>> start Materials provided
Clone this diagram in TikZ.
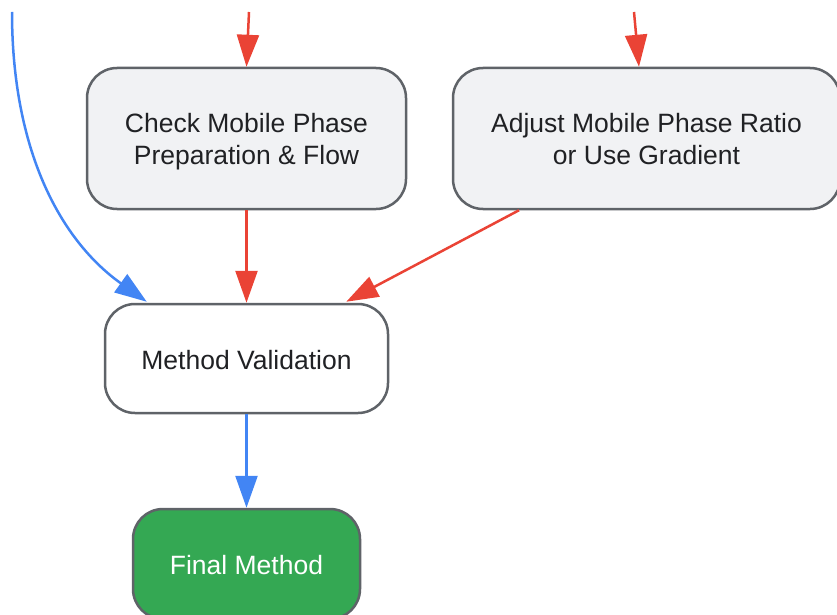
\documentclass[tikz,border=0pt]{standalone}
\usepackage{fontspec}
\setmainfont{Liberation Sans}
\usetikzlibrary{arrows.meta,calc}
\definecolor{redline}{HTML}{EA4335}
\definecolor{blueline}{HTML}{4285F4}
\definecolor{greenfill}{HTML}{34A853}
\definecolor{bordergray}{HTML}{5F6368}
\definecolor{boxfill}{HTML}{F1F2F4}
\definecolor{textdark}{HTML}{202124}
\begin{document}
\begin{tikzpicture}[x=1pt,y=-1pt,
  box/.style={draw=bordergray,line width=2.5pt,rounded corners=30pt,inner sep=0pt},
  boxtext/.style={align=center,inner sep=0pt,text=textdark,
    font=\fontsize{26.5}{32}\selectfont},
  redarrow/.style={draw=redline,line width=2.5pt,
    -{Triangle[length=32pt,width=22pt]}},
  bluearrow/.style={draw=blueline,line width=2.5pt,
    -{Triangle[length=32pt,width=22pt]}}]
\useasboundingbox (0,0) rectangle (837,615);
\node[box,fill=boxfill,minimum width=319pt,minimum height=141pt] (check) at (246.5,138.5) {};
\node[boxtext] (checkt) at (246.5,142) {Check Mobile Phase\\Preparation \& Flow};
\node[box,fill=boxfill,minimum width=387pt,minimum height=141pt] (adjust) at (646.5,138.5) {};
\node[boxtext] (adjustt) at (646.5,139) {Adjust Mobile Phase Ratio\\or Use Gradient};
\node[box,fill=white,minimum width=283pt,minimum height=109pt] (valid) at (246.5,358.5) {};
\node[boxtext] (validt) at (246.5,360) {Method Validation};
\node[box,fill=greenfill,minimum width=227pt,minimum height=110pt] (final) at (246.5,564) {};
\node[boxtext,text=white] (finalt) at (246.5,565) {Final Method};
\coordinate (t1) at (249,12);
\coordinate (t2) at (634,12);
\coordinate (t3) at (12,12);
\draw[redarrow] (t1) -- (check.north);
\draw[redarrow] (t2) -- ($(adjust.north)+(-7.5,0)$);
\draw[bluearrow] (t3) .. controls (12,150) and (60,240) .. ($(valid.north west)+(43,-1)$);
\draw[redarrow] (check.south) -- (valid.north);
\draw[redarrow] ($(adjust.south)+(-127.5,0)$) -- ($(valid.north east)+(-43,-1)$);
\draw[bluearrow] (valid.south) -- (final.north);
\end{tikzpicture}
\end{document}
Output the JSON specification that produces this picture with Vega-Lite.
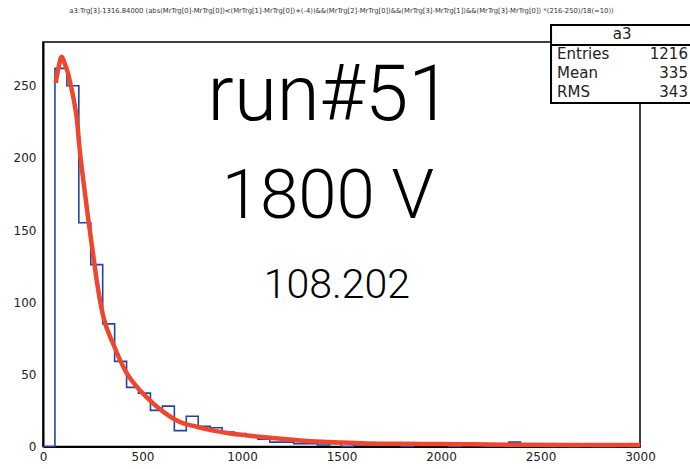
>> end Materials provided
● **Task instructions**: Your copy should repeat each entry above exactly but contain no pictures.

● **Full output**:
Clone this diagram in TikZ.
\documentclass[tikz,border=0pt]{standalone}
\usepackage{fontspec}
\setmainfont{Liberation Sans}
\usetikzlibrary{arrows.meta,calc}
\definecolor{redline}{HTML}{EA4335}
\definecolor{blueline}{HTML}{4285F4}
\definecolor{greenfill}{HTML}{34A853}
\definecolor{bordergray}{HTML}{5F6368}
\definecolor{boxfill}{HTML}{F1F2F4}
\definecolor{textdark}{HTML}{202124}
\begin{document}
\begin{tikzpicture}[x=1pt,y=-1pt,
  box/.style={draw=bordergray,line width=2.5pt,rounded corners=30pt,inner sep=0pt},
  boxtext/.style={align=center,inner sep=0pt,text=textdark,
    font=\fontsize{26.5}{32}\selectfont},
  redarrow/.style={draw=redline,line width=2.5pt,
    -{Triangle[length=32pt,width=22pt]}},
  bluearrow/.style={draw=blueline,line width=2.5pt,
    -{Triangle[length=32pt,width=22pt]}}]
\useasboundingbox (0,0) rectangle (837,615);
\node[box,fill=boxfill,minimum width=319pt,minimum height=141pt] (check) at (246.5,138.5) {};
\node[boxtext] (checkt) at (246.5,142) {Check Mobile Phase\\Preparation \& Flow};
\node[box,fill=boxfill,minimum width=387pt,minimum height=141pt] (adjust) at (646.5,138.5) {};
\node[boxtext] (adjustt) at (646.5,139) {Adjust Mobile Phase Ratio\\or Use Gradient};
\node[box,fill=white,minimum width=283pt,minimum height=109pt] (valid) at (246.5,358.5) {};
\node[boxtext] (validt) at (246.5,360) {Method Validation};
\node[box,fill=greenfill,minimum width=227pt,minimum height=110pt] (final) at (246.5,564) {};
\node[boxtext,text=white] (finalt) at (246.5,565) {Final Method};
\coordinate (t1) at (249,12);
\coordinate (t2) at (634,12);
\coordinate (t3) at (12,12);
\draw[redarrow] (t1) -- (check.north);
\draw[redarrow] (t2) -- ($(adjust.north)+(-7.5,0)$);
\draw[bluearrow] (t3) .. controls (12,150) and (60,240) .. ($(valid.north west)+(43,-1)$);
\draw[redarrow] (check.south) -- (valid.north);
\draw[redarrow] ($(adjust.south)+(-127.5,0)$) -- ($(valid.north east)+(-43,-1)$);
\draw[bluearrow] (valid.south) -- (final.north);
\end{tikzpicture}
\end{document}
Output the JSON specification that produces this picture with Vega-Lite.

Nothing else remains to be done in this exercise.